» GOAL:
Leave out the pictures and set down exactly the lines from the start of the listing through the one with "objemový proud vl/h'];", both included.
---- DATA LINES
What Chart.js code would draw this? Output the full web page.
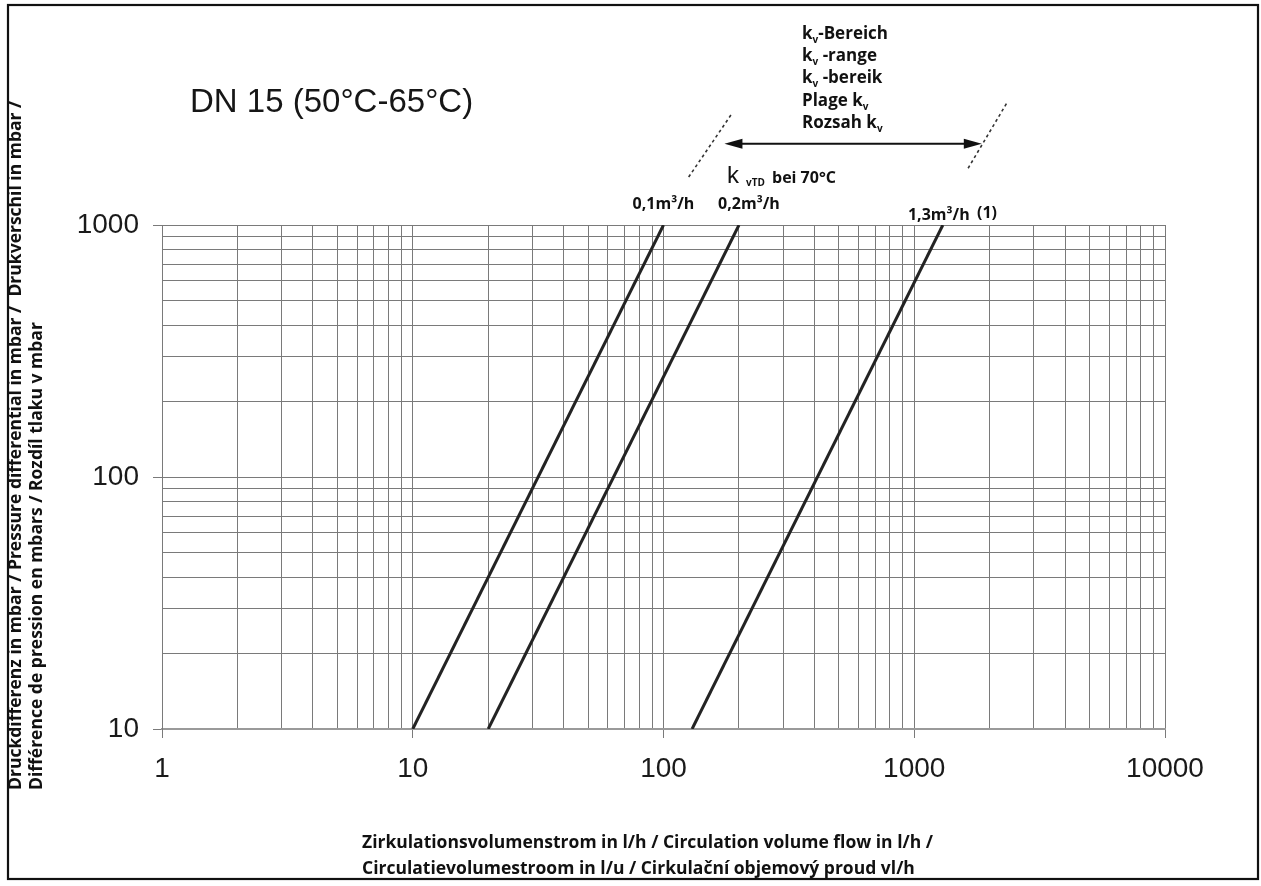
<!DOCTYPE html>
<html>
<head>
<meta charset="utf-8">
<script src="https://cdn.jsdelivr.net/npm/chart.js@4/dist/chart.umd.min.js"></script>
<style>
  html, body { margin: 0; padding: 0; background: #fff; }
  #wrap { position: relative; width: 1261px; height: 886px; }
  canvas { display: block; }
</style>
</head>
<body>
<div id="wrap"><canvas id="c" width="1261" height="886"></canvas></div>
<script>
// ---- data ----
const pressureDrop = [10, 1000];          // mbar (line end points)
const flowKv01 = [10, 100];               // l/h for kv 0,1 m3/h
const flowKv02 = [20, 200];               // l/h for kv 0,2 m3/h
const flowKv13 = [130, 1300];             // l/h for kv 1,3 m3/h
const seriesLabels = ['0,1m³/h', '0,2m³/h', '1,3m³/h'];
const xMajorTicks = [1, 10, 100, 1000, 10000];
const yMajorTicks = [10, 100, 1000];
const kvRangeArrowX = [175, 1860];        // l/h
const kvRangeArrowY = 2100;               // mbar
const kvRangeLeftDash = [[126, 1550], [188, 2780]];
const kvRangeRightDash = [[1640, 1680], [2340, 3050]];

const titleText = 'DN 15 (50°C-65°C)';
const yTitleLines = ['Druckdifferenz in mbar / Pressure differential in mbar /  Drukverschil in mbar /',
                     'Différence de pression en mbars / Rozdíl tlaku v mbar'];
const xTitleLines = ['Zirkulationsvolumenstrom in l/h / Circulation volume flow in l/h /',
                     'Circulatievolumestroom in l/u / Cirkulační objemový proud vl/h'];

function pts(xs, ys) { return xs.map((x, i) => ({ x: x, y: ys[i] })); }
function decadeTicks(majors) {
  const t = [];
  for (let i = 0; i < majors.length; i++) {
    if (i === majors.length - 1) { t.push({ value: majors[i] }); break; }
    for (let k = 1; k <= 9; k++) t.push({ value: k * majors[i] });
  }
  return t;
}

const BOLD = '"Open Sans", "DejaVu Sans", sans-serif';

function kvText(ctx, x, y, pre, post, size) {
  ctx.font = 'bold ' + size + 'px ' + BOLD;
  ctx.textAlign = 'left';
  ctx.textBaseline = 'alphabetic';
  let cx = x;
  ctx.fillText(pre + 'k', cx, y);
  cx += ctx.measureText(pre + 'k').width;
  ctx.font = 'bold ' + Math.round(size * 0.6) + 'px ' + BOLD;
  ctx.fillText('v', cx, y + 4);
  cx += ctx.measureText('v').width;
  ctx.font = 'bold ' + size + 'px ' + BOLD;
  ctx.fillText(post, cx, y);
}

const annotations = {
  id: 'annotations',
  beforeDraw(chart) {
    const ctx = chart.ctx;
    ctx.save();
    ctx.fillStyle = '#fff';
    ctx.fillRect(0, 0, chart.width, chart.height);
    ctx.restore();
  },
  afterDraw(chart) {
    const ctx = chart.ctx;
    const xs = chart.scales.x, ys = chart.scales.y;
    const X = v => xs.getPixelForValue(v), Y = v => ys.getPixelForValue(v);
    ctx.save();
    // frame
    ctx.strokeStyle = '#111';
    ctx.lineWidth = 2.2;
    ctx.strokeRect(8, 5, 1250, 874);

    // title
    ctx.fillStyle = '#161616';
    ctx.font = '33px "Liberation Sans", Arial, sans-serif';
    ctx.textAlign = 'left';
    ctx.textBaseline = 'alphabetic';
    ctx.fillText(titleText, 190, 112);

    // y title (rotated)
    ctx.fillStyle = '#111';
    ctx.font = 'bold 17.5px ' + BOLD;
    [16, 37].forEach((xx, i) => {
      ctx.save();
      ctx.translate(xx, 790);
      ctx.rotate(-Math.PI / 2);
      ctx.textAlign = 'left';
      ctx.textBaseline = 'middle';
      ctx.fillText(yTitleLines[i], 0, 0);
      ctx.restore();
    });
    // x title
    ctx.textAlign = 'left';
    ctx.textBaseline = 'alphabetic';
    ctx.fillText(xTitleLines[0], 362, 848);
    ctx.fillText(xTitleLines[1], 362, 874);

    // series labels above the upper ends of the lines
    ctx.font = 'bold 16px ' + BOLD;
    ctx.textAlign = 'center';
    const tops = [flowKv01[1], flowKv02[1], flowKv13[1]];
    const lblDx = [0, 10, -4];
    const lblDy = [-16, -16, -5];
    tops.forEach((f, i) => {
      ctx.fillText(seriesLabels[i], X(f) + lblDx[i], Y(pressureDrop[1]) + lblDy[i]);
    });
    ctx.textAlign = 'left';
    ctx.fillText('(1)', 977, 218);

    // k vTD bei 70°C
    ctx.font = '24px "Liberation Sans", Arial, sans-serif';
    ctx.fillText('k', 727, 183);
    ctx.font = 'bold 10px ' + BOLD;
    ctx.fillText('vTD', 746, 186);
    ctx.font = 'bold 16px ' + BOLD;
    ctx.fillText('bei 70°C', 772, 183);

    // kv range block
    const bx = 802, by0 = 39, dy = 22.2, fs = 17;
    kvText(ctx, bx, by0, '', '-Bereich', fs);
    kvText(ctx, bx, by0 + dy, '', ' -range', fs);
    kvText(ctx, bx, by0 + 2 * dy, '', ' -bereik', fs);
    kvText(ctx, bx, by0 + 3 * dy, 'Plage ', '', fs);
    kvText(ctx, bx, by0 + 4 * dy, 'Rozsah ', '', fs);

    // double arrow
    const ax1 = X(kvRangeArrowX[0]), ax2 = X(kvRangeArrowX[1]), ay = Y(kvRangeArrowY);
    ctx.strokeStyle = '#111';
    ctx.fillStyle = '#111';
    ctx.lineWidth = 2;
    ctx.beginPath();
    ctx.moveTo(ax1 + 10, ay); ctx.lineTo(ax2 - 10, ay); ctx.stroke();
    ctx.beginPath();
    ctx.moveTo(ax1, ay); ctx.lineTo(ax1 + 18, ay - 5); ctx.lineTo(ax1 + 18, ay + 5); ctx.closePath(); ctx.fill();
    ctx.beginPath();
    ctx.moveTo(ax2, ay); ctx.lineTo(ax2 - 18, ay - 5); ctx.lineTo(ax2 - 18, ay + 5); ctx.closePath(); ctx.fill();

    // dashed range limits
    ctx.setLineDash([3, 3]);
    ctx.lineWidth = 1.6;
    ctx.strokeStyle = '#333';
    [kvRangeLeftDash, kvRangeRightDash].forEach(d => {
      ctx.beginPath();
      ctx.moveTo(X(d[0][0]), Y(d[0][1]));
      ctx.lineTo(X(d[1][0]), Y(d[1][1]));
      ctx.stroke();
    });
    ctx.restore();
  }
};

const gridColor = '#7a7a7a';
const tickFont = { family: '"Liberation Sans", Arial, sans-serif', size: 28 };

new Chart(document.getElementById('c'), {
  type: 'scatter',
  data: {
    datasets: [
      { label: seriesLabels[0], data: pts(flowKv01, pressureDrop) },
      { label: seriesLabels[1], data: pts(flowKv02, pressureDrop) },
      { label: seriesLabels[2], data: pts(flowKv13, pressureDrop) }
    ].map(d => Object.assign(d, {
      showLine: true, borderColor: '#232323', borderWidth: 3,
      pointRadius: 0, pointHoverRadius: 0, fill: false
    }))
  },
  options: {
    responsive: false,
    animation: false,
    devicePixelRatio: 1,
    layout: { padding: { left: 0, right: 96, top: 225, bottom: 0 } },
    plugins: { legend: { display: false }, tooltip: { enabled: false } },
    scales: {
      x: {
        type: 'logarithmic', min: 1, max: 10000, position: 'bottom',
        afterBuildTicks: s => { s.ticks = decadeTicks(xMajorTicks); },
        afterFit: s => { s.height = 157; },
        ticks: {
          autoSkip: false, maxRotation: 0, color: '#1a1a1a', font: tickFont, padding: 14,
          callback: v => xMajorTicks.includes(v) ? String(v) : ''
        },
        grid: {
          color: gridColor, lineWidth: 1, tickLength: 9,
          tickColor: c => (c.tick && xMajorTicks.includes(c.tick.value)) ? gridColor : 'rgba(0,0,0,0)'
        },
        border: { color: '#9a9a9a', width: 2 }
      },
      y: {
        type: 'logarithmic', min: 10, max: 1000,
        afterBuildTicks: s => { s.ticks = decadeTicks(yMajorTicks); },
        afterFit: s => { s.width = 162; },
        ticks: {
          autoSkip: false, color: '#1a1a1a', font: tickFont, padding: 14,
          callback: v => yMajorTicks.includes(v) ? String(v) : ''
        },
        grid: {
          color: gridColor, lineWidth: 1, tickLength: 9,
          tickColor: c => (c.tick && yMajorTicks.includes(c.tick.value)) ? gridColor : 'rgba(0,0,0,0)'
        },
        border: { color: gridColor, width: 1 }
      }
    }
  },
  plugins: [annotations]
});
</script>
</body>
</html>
--------
» REPLY TO THE EXERCISE:
What Chart.js code would draw this? Output the full web page.
<!DOCTYPE html>
<html>
<head>
<meta charset="utf-8">
<script src="https://cdn.jsdelivr.net/npm/chart.js@4/dist/chart.umd.min.js"></script>
<style>
  html, body { margin: 0; padding: 0; background: #fff; }
  #wrap { position: relative; width: 1261px; height: 886px; }
  canvas { display: block; }
</style>
</head>
<body>
<div id="wrap"><canvas id="c" width="1261" height="886"></canvas></div>
<script>
// ---- data ----
const pressureDrop = [10, 1000];          // mbar (line end points)
const flowKv01 = [10, 100];               // l/h for kv 0,1 m3/h
const flowKv02 = [20, 200];               // l/h for kv 0,2 m3/h
const flowKv13 = [130, 1300];             // l/h for kv 1,3 m3/h
const seriesLabels = ['0,1m³/h', '0,2m³/h', '1,3m³/h'];
const xMajorTicks = [1, 10, 100, 1000, 10000];
const yMajorTicks = [10, 100, 1000];
const kvRangeArrowX = [175, 1860];        // l/h
const kvRangeArrowY = 2100;               // mbar
const kvRangeLeftDash = [[126, 1550], [188, 2780]];
const kvRangeRightDash = [[1640, 1680], [2340, 3050]];

const titleText = 'DN 15 (50°C-65°C)';
const yTitleLines = ['Druckdifferenz in mbar / Pressure differential in mbar /  Drukverschil in mbar /',
                     'Différence de pression en mbars / Rozdíl tlaku v mbar'];
const xTitleLines = ['Zirkulationsvolumenstrom in l/h / Circulation volume flow in l/h /',
                     'Circulatievolumestroom in l/u / Cirkulační objemový proud vl/h'];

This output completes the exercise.